By other accounts, Phylloxera Vastatrix (“the devastator”) in the 19th century was a mystery to French vignerons who could do nothing but watch their vineyards and livelihoods die. In France alone, Phylloxera was responsible for the destructions of over 2.5 million hectares (6.2 million acres) causing France’s wine production to drop from a peak of 84.5 million hL in 1875 to a mere 23.4 million hL in 1889! And if those numbers by themselves don’t make Phylloxera’s damage clear consider what those drops meant to the French. At the end of the 19th century, French wine consumption was at its peak thanks to the expanding railways. Industrial cities in the north of France now embraced their bacchanalian love of wine thanks to cheap wine from the south. The average wine consumption per head per year between 1850 and 1880 rose from 50L to 80L. Do the math and that’s 106 bottles of wine a year. Phylloxera, with its American passport, crashed this party — big time. 

Today, science would call Phylloxera an invasive species. Yet at the time it was decimating vineyards, such a concept didn’t exist. It had only been a decade since Louis Pasteur first discovered the role of yeast in fermentation, and it would be another seventy-two years for Alexander Fleming to discover Penicillin. Needless to say, there was a mad dash to expand scientific understanding to find a solution. Wine was such an integral part of the French economy that the French government offered a prize of 300,000 francs for a solution to the problem of Phylloxera. For such a prize, the French government received ideas ranging from the bizarre (planting toads underneath the roots of grapevines) to the progressive (interplanting vines with more attractive hosts for the aphid) to the thankfully no longer used practice of letting the French schoolboys out of class twice daily to urinate on the vines!

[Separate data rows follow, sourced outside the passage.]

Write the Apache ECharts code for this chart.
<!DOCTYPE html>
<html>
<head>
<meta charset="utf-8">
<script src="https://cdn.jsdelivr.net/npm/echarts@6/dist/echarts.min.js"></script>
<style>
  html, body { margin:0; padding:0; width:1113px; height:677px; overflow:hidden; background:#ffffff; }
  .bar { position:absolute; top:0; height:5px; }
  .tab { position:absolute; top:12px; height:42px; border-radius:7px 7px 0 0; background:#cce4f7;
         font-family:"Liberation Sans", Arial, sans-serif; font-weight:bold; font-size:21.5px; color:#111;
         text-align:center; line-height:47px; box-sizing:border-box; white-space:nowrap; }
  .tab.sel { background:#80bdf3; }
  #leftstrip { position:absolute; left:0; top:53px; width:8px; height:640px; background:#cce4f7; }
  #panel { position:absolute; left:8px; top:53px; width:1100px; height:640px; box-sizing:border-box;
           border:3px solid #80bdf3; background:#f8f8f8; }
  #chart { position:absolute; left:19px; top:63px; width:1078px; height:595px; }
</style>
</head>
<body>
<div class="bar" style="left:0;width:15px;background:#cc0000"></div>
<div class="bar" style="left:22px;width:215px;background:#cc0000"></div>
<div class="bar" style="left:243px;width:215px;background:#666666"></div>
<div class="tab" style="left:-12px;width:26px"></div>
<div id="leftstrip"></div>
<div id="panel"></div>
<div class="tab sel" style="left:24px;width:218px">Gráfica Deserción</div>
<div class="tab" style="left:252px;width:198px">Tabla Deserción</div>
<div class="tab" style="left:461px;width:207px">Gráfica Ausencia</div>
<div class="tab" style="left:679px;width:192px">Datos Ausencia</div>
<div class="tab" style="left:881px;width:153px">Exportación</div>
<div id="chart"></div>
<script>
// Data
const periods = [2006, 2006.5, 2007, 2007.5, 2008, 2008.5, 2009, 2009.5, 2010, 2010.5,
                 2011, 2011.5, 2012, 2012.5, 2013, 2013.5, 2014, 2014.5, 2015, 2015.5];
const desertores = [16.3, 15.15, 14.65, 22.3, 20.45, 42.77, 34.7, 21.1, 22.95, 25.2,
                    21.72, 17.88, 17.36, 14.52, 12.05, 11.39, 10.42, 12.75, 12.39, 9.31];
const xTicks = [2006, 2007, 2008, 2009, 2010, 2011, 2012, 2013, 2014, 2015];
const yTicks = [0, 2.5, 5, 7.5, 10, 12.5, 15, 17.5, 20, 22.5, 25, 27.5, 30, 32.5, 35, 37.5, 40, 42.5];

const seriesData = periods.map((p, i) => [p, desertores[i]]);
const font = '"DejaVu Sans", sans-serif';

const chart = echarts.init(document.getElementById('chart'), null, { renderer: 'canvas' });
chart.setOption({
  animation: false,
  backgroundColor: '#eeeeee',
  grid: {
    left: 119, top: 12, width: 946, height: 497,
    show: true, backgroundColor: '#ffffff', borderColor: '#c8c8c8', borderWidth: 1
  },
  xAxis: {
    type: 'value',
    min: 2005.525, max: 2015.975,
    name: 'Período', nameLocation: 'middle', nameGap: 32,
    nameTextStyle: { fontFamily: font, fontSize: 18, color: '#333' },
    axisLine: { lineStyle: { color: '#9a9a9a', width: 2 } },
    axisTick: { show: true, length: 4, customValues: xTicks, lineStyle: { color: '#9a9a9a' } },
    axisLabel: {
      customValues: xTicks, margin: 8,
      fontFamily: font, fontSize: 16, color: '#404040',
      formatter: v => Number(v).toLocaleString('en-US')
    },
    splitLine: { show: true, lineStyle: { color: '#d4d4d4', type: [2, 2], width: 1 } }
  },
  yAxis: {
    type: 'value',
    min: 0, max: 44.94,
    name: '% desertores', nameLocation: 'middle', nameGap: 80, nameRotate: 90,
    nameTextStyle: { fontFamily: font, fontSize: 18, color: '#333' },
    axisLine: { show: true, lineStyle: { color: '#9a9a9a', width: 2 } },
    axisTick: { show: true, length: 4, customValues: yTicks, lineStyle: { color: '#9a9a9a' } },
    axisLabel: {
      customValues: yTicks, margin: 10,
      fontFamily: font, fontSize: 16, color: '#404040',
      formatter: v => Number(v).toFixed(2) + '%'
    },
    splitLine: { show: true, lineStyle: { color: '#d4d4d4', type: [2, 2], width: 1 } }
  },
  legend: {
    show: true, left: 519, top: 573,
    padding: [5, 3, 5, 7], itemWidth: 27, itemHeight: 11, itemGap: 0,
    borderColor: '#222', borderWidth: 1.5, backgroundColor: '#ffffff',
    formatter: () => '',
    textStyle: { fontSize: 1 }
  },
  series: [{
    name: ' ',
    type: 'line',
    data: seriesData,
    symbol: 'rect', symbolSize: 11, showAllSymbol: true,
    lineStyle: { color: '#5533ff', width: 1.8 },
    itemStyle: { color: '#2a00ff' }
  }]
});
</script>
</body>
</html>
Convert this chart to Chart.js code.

It wasn’t until Jules-Emile Planchon, a French botanist, had the reasoned thought that if healthy American grapevines could be dug up with Phylloxera attached to their roots then the solution for French vines was to graft the vine portion of Europe’s Vitis Vinifera to the roots of American vines such as Vitis Labrusca, Vitis Riparia, and others. Indeed Phylloxera did not kill American vines just the European Vitis Vinifera. Soon after a French viticulturalist, Henri Bouschet – yes, the same man who created the varietal Alicante Bouschet and whose father created Petit Bouschet – displayed a vinifera vine grafted onto American rootstock at a Congrès Viticole in Montpellier in 1874. It was then clear that the European wine industry could be saved by American Rootstocks. America had been the root (no pun intended) of this devastating plague but also the source to be its salvation!

Still not feeling entirely patriotic about America’s role in the Phylloxera epidemic? The destruction of so many vineyards meant pain and suffering, but let’s not forget that Phylloxera also meant an opportunity to improve upon the past. Post-Phylloxera, vignerons replanted their grapevines in rows instead of the more traditional en foule  practice of randomized spacing. Tractors and farm technology could now rumble down the rows and let vineyards become ever bigger. Large scale vineyards meant more wine, more exports, and more bottles to fill cellars. Being forced to replant vineyards also provided an opportunity for estates to consciously choose which varietals to plant instead of simply maintaining what he been planted generations ago.

We should all have innumerable reasons to celebrate every Fourth of July but this year, why not celebrate the part we played in the history of wine? I’ll drink to that.


[1] Grapevines are part of the family Vitaceae. Vitaceae have fourteen genera – one of which is Parthenocissus... yes this is the ivy grown at the friendly confines of Wrigley Field (Go Cubs!). However, the most important genera for wine or Vitaceae being Vitis. Vitis consist of around 60 different species, the most important being, Vitis Vinifera a.k.a. the European grapevine and therefore the grape specie responsible for all the grape varietals we know and love (For varietal think Cabernet Sauvignon or Chardonnay – both are varietals of the same species, Vitis Vinifera). Some of the non-European grapevine species used for winemaking are the American Vitis Labrusca (north American concord grape) and Vitis Riparia (grown along riverbanks in the United States).